Lot
283
Vilnius (Bu_i_t_)

Tapisserie de laine et coton, bois, 2019

21.59 x 29.21 cm
Handwoven tapestry depicting an abstracted, geometric view of the Lithuanian National Opera and Ballet Theatre in Vilnius.
Biographical note
My work deconstructs prevailing hierarchies between art and craft through the subversive act of hybridizing textiles and architecture. Technically trained as a weaver, I engage in a "textile-adjacent" practice: for instance, applying textile processes to architectural materials, translating photographs into weavings, or creating site-responsive structures that teeter between strong and soft. I am fundamentally interested in process and place, particularly architecture and interiors. Images of urban landscapes, and materials present in the city - concrete, steel, wood, industrial textiles such as tarp or rope - often make their ways into my artworks. Both textiles and architecture are media that we live our lives in: one at the intimate scale of the body, and one at the monumental scale of rooms and towers. My research delves into architecture, urbanism, textile history, craft and materiality studies, and feminist theory, seeking points of intersection between textiles, the body, and the built environment. Alcove, Chambre, Tableau is a project examining the relationships between tapestry, photography, and architecture. Tapestry is an ancient technique of woven imagery, which creates a flexible matrix of image and texture. As a weaver and a photographer, I am intrigued by the concepts of function, reproduction, symbolism, and concealment that tapestry's rich history evokes. In the past years, I have been producing small tapestries based on photos depicting the integration of Modernist architecture into the texture of different cities.
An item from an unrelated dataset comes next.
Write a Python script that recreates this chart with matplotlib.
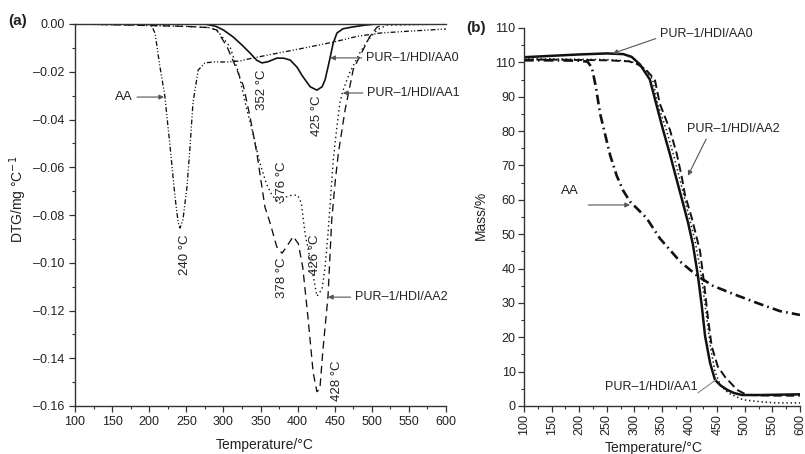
import matplotlib
matplotlib.use('Agg')
import matplotlib.pyplot as plt
from matplotlib.ticker import MultipleLocator

plt.rcParams['font.family'] = ['Liberation Sans', 'DejaVu Sans']
plt.rcParams['lines.scale_dashes'] = False

# ---------------- Panel (a): DTG curves ----------------
a_aa_x = [100, 195, 203, 208, 214, 221, 228, 235, 239, 241.5, 245.5, 251, 255, 259, 266, 275,
          286, 305, 322, 336, 360, 400, 448, 480, 511, 550, 600]
a_aa_y = [0, 0, -0.0005, -0.004, -0.017, -0.030, -0.051, -0.073, -0.083, -0.0855, -0.082, -0.068,
          -0.0515, -0.033, -0.0193, -0.0163, -0.0159, -0.0159, -0.0155, -0.0145, -0.0130, -0.0106,
          -0.0076, -0.0052, -0.0038, -0.0030, -0.0021]

a_aa0_x = [100, 200, 275, 290, 300, 313, 325, 336, 345, 352, 360, 372, 381, 390, 399, 407, 417,
           426, 433, 437, 441, 444, 448, 453, 461, 475, 490, 505, 550, 600]
a_aa0_y = [0, 0, 0, -0.001, -0.0025, -0.0054, -0.0088, -0.0122, -0.0152, -0.0163, -0.0158, -0.0143,
           -0.0143, -0.0151, -0.018, -0.022, -0.0263, -0.0277, -0.0263, -0.0234, -0.018, -0.0138,
           -0.008, -0.0038, -0.002, -0.0012, -0.0005, 0, 0, 0]

a_aa1_x = [100, 180, 250, 280, 291, 309, 320, 331, 340, 349, 358, 366, 376, 385, 392, 400, 405,
           410, 419, 426, 433, 437, 441, 444, 448, 453, 457, 461, 470, 484, 495, 507, 520, 600]
a_aa1_y = [0, -0.0005, -0.001, -0.0015, -0.0025, -0.0096, -0.020, -0.035, -0.046, -0.058, -0.067,
           -0.072, -0.075, -0.0724, -0.0717, -0.0717, -0.075, -0.0876, -0.102, -0.114, -0.111, -0.102,
           -0.0876, -0.075, -0.057, -0.043, -0.033, -0.028, -0.0205, -0.012, -0.0067, -0.0025,
           -0.0005, 0]

a_aa2_x = [100, 180, 250, 280, 291, 305, 318, 327, 336, 345, 356, 363, 372, 379, 385, 394, 401,
           407, 414, 421, 426, 430, 434, 441, 446, 451, 455, 464, 475, 488, 497, 507, 520, 600]
a_aa2_y = [0, -0.0005, -0.001, -0.0015, -0.0025, -0.0096, -0.019, -0.026, -0.039, -0.054, -0.0767,
           -0.0834, -0.0934, -0.096, -0.0934, -0.089, -0.092, -0.102, -0.123, -0.146, -0.154, -0.153,
           -0.137, -0.114, -0.082, -0.065, -0.054, -0.036, -0.019, -0.011, -0.0054, -0.0013, 0, 0]

a_xticks = [100, 150, 200, 250, 300, 350, 400, 450, 500, 550, 600]
a_yticks = [0.00, -0.02, -0.04, -0.06, -0.08, -0.10, -0.12, -0.14, -0.16]
a_yticklabels = ['0.00', '–0.02', '–0.04', '–0.06', '–0.08', '–0.10', '–0.12', '–0.14', '–0.16']

a_peak_labels = ['240 °C', '352 °C', '425 °C', '376 °C', '378 °C', '426 °C', '428 °C']
a_peak_x = [248, 352, 426, 379, 379, 423.5, 453]
a_peak_y = [-0.0968, -0.0276, -0.0385, -0.066, -0.1064, -0.0968, -0.1496]

# ---------------- Panel (b): mass curves ----------------
b_aa_x = [100, 150, 200, 215, 223, 230, 238, 247, 256, 268, 280, 292, 304, 322, 346, 383, 413,
          442, 479, 527, 564, 600]
b_aa_y = [100.6, 100.6, 100.5, 100.2, 98.5, 93, 85, 79, 73, 67, 62.6, 59.5, 57.6, 54.7, 48.8, 42,
          38, 35, 32.6, 29.7, 27.6, 26.5]

b_aa0_x = [100, 150, 200, 250, 280, 295, 310, 328, 341, 352, 364.5, 377, 388, 397, 406, 415, 422,
           428, 437, 446, 456, 468, 480, 495, 530, 600]
b_aa0_y = [101.5, 101.9, 102.3, 102.6, 102.4, 101.6, 99.4, 95, 87, 80.3, 73.2, 65.6, 59, 53.5, 47,
           38, 29.2, 20.4, 12.6, 7.6, 6.0, 4.7, 3.8, 3.2, 3.2, 3.4]

b_aa1_x = [100, 150, 200, 250, 290, 305, 320, 333, 342, 358, 371, 383, 396, 410, 421, 430, 438,
           446, 456, 470, 497, 530, 558, 600]
b_aa1_y = [101, 101, 100.9, 100.8, 100.4, 99.6, 98, 95, 88, 80.3, 73, 65.6, 57, 48, 38, 27, 17,
           10, 6, 3.8, 1.8, 1.2, 0.9, 0.9]

b_aa2_x = [100, 150, 200, 250, 290, 305, 320, 337, 346, 364.5, 377, 386, 391.5, 404, 419, 426,
           433, 440, 451, 464, 486, 504, 550, 600]
b_aa2_y = [100.8, 100.8, 100.7, 100.6, 100.3, 99.5, 98, 95, 88, 80.3, 73.2, 66.5, 61.5, 54.7, 45,
           36, 26, 17.4, 11.5, 8.5, 4.7, 3.2, 3.0, 3.0]

b_xticks = [100, 150, 200, 250, 300, 350, 400, 450, 500, 550, 600]
b_yticks = [0, 10, 20, 30, 40, 50, 60, 70, 80, 90, 100, 110]
b_yticklabels = ['0', '10', '20', '30', '40', '50', '60', '70', '80', '90', '110', '110']

series_names = ['PUR–1/HDI/AA0', 'PUR–1/HDI/AA1', 'PUR–1/HDI/AA2', 'AA']

TXT = '#222222'
AX = '#333333'
ARW = '#555555'

fig = plt.figure(figsize=(8.05, 4.54), dpi=100)
axA = fig.add_axes([75 / 805, 48 / 454, 371 / 805, 382 / 454])
axB = fig.add_axes([524 / 805, 48 / 454, 276 / 805, 378 / 454])

# ---- (a)
axA.plot(a_aa_x, a_aa_y, color='#111', lw=0.95, linestyle=(0, (3.5, 1.5, 0.8, 1.5, 0.8, 1.5)))
axA.plot(a_aa2_x, a_aa2_y, color='#111', lw=0.95, linestyle=(0, (5.5, 3.5)))
axA.plot(a_aa1_x, a_aa1_y, color='#111', lw=1.0, linestyle=(0, (1, 2.2)))
axA.plot(a_aa0_x, a_aa0_y, color='#111', lw=1.2, linestyle='-')

axA.set_xlim(100, 600)
axA.set_ylim(-0.16, 0.0)
axA.set_xticks(a_xticks)
axA.set_yticks(a_yticks)
axA.set_yticklabels(a_yticklabels)
axA.xaxis.set_minor_locator(MultipleLocator(25))
axA.yaxis.set_minor_locator(MultipleLocator(0.01))
axA.spines['right'].set_visible(False)
for s in ['left', 'bottom', 'top']:
    axA.spines[s].set_color(AX)
    axA.spines[s].set_linewidth(1.0)
axA.tick_params(which='major', direction='out', length=4, width=0.9, colors=AX,
                labelcolor=TXT, labelsize=9, top=False, right=False)
axA.tick_params(which='minor', direction='out', length=2.5, width=0.8, colors=AX,
                top=False, right=False)
axA.set_xlabel('Temperature/°C', fontsize=10, color=TXT)
axA.xaxis.set_label_coords(0.512, -0.083)
axA.set_ylabel('DTG/mg °C$^{-1}$', fontsize=10, color=TXT)
axA.yaxis.set_label_coords(-0.125, 0.54)

for lab, px, py in zip(a_peak_labels, a_peak_x, a_peak_y):
    axA.text(px, py, lab, rotation=90, ha='center', va='center', fontsize=9.5, color=TXT)

arw = dict(arrowstyle='-|>', color=ARW, lw=0.8, mutation_scale=7, shrinkA=1, shrinkB=0)
axA.annotate(series_names[0], xy=(444, -0.0142), xytext=(492, -0.0142), ha='left', va='center',
             fontsize=9, color=TXT, arrowprops=arw)
axA.annotate(series_names[1], xy=(461, -0.0289), xytext=(493.5, -0.0289), ha='left', va='center',
             fontsize=9, color=TXT, arrowprops=arw)
axA.annotate(series_names[2], xy=(441, -0.1144), xytext=(477, -0.1144), ha='left', va='center',
             fontsize=9, color=TXT, arrowprops=arw)
axA.annotate(series_names[3], xy=(220, -0.0306), xytext=(178, -0.0306), ha='right', va='center',
             fontsize=9.5, color=TXT, arrowprops=arw)

# ---- (b)
axB.plot(b_aa_x, b_aa_y, color='#111', lw=1.9, linestyle=(0, (7, 3, 1.2, 3)))
axB.plot(b_aa2_x, b_aa2_y, color='#111', lw=1.4, linestyle=(0, (6, 3)))
axB.plot(b_aa1_x, b_aa1_y, color='#111', lw=1.1, linestyle=(0, (1, 2)))
axB.plot(b_aa0_x, b_aa0_y, color='#111', lw=1.8, linestyle='-')

axB.set_xlim(100, 600)
axB.set_ylim(0, 110)
axB.set_xticks(b_xticks)
axB.set_xticklabels([str(v) for v in b_xticks], rotation=90)
axB.set_yticks(b_yticks)
axB.set_yticklabels(b_yticklabels)
axB.xaxis.set_minor_locator(MultipleLocator(25))
axB.yaxis.set_minor_locator(MultipleLocator(5))
axB.spines['right'].set_visible(False)
axB.spines['top'].set_visible(False)
for s in ['left', 'bottom']:
    axB.spines[s].set_color(AX)
    axB.spines[s].set_linewidth(1.0)
axB.tick_params(which='major', direction='out', length=4, width=0.9, colors=AX,
                labelcolor=TXT, labelsize=9, pad=2)
axB.tick_params(which='minor', direction='out', length=2.5, width=0.8, colors=AX)
axB.set_xlabel('Temperature/°C', fontsize=10, color=TXT)
axB.xaxis.set_label_coords(0.47, -0.093)
axB.set_ylabel('Mass/%', fontsize=10, color=TXT)
axB.yaxis.set_label_coords(-0.13, 0.505)

axB.annotate(series_names[0], xy=(261, 102.6), xytext=(346, 108.2), ha='left', va='center',
             fontsize=9, color=TXT,
             arrowprops=dict(arw, relpos=(0.0, 0.25)))
axB.annotate(series_names[2], xy=(397, 67), xytext=(395, 80.6), ha='left', va='center',
             fontsize=9, color=TXT,
             arrowprops=dict(arw, relpos=(0.23, 0.0)))
axB.text(183, 62.6, series_names[3], ha='center', va='center', fontsize=9.5, color=TXT)
axB.annotate('', xy=(292, 58.5), xytext=(214, 58.5), arrowprops=arw)
axB.text(415, 5.6, series_names[1], ha='right', va='center', fontsize=9, color=TXT)
axB.annotate('', xy=(450, 7.9), xytext=(415, 3.8),
             arrowprops=dict(arrowstyle='-', color='#888888', lw=0.8, shrinkA=0, shrinkB=0))

fig.text(8 / 805, 1 - 21 / 454, '(a)', fontsize=11, fontweight='bold', color=TXT, va='center')
fig.text(466 / 805, 1 - 28 / 454, '(b)', fontsize=11, fontweight='bold', color=TXT, va='center')

fig.savefig('out.png', dpi=100)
My photographs have a characteristic close-cropping and urban architectural subject-matter, which translate to tapestries with an unsettling sense of perspective and a fine balance between geometry and clumsiness. These weavings incorporate transparency, with unwoven areas, and are integrated into custom frames which recall the tapestry loom. Tapestry's age-old tradition is updated with imagery that reflects the fragmentation of our contemporary society.